- **Short problem**:
Type out the material below exactly.

- **Information shown**:
☆ ☆ ☆

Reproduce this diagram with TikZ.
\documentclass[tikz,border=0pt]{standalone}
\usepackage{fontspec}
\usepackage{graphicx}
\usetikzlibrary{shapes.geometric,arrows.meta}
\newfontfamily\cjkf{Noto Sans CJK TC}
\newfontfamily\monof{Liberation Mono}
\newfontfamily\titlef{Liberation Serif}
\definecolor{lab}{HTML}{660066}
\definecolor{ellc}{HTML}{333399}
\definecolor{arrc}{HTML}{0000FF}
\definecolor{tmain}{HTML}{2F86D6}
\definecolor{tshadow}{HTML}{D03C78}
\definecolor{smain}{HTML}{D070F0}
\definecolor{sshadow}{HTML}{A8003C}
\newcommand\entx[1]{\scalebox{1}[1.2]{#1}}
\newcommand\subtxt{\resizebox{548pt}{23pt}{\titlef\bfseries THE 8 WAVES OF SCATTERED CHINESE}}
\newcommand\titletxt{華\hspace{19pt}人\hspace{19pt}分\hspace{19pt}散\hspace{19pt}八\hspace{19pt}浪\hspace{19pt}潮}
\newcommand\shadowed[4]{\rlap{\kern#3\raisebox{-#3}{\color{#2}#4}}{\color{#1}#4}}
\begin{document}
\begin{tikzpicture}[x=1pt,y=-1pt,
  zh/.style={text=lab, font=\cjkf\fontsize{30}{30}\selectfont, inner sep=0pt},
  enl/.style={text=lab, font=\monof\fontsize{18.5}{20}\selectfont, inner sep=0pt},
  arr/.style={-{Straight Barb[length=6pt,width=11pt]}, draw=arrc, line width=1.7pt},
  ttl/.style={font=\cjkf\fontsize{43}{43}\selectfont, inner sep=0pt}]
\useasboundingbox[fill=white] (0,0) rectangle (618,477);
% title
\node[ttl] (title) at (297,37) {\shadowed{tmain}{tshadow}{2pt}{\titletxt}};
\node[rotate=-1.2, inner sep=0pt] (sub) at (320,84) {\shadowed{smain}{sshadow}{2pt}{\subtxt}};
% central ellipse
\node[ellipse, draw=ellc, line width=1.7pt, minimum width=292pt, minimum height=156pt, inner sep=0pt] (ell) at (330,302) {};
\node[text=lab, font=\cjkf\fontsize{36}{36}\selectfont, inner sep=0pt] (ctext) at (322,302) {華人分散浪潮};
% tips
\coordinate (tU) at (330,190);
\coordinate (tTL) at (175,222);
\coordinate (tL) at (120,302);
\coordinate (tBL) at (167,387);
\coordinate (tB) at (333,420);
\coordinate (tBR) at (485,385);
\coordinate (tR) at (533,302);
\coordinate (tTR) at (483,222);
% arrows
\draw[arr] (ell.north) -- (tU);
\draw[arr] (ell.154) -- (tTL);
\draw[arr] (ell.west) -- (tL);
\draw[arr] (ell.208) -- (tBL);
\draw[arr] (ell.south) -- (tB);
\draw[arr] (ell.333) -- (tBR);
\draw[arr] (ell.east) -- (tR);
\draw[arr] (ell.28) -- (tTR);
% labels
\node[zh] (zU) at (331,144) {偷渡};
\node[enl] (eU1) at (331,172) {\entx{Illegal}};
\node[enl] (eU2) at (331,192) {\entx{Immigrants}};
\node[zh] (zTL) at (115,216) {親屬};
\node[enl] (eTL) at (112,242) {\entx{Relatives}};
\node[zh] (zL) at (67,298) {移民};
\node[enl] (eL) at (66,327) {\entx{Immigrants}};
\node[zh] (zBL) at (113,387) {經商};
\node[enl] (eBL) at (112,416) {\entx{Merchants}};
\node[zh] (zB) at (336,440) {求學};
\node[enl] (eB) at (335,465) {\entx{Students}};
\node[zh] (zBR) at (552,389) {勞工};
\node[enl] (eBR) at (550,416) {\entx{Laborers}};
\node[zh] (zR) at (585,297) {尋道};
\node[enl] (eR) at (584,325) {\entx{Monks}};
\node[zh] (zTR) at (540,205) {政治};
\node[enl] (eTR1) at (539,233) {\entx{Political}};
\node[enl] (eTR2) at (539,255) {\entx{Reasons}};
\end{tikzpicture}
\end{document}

☆ ☆ ☆

- **Output for this task**:
Reproduce this diagram with TikZ.
\documentclass[tikz,border=0pt]{standalone}
\usepackage{fontspec}
\usepackage{graphicx}
\usetikzlibrary{shapes.geometric,arrows.meta}
\newfontfamily\cjkf{Noto Sans CJK TC}
\newfontfamily\monof{Liberation Mono}
\newfontfamily\titlef{Liberation Serif}
\definecolor{lab}{HTML}{660066}
\definecolor{ellc}{HTML}{333399}
\definecolor{arrc}{HTML}{0000FF}
\definecolor{tmain}{HTML}{2F86D6}
\definecolor{tshadow}{HTML}{D03C78}
\definecolor{smain}{HTML}{D070F0}
\definecolor{sshadow}{HTML}{A8003C}
\newcommand\entx[1]{\scalebox{1}[1.2]{#1}}
\newcommand\subtxt{\resizebox{548pt}{23pt}{\titlef\bfseries THE 8 WAVES OF SCATTERED CHINESE}}
\newcommand\titletxt{華\hspace{19pt}人\hspace{19pt}分\hspace{19pt}散\hspace{19pt}八\hspace{19pt}浪\hspace{19pt}潮}
\newcommand\shadowed[4]{\rlap{\kern#3\raisebox{-#3}{\color{#2}#4}}{\color{#1}#4}}
\begin{document}
\begin{tikzpicture}[x=1pt,y=-1pt,
  zh/.style={text=lab, font=\cjkf\fontsize{30}{30}\selectfont, inner sep=0pt},
  enl/.style={text=lab, font=\monof\fontsize{18.5}{20}\selectfont, inner sep=0pt},
  arr/.style={-{Straight Barb[length=6pt,width=11pt]}, draw=arrc, line width=1.7pt},
  ttl/.style={font=\cjkf\fontsize{43}{43}\selectfont, inner sep=0pt}]
\useasboundingbox[fill=white] (0,0) rectangle (618,477);
% title
\node[ttl] (title) at (297,37) {\shadowed{tmain}{tshadow}{2pt}{\titletxt}};
\node[rotate=-1.2, inner sep=0pt] (sub) at (320,84) {\shadowed{smain}{sshadow}{2pt}{\subtxt}};
% central ellipse
\node[ellipse, draw=ellc, line width=1.7pt, minimum width=292pt, minimum height=156pt, inner sep=0pt] (ell) at (330,302) {};
\node[text=lab, font=\cjkf\fontsize{36}{36}\selectfont, inner sep=0pt] (ctext) at (322,302) {華人分散浪潮};
% tips
\coordinate (tU) at (330,190);
\coordinate (tTL) at (175,222);
\coordinate (tL) at (120,302);
\coordinate (tBL) at (167,387);
\coordinate (tB) at (333,420);
\coordinate (tBR) at (485,385);
\coordinate (tR) at (533,302);
\coordinate (tTR) at (483,222);
% arrows
\draw[arr] (ell.north) -- (tU);
\draw[arr] (ell.154) -- (tTL);
\draw[arr] (ell.west) -- (tL);
\draw[arr] (ell.208) -- (tBL);
\draw[arr] (ell.south) -- (tB);
\draw[arr] (ell.333) -- (tBR);
\draw[arr] (ell.east) -- (tR);
\draw[arr] (ell.28) -- (tTR);
% labels
\node[zh] (zU) at (331,144) {偷渡};
\node[enl] (eU1) at (331,172) {\entx{Illegal}};
\node[enl] (eU2) at (331,192) {\entx{Immigrants}};
\node[zh] (zTL) at (115,216) {親屬};
\node[enl] (eTL) at (112,242) {\entx{Relatives}};
\node[zh] (zL) at (67,298) {移民};
\node[enl] (eL) at (66,327) {\entx{Immigrants}};
\node[zh] (zBL) at (113,387) {經商};
\node[enl] (eBL) at (112,416) {\entx{Merchants}};
\node[zh] (zB) at (336,440) {求學};
\node[enl] (eB) at (335,465) {\entx{Students}};
\node[zh] (zBR) at (552,389) {勞工};
\node[enl] (eBR) at (550,416) {\entx{Laborers}};
\node[zh] (zR) at (585,297) {尋道};
\node[enl] (eR) at (584,325) {\entx{Monks}};
\node[zh] (zTR) at (540,205) {政治};
\node[enl] (eTR1) at (539,233) {\entx{Political}};
\node[enl] (eTR2) at (539,255) {\entx{Reasons}};
\end{tikzpicture}
\end{document}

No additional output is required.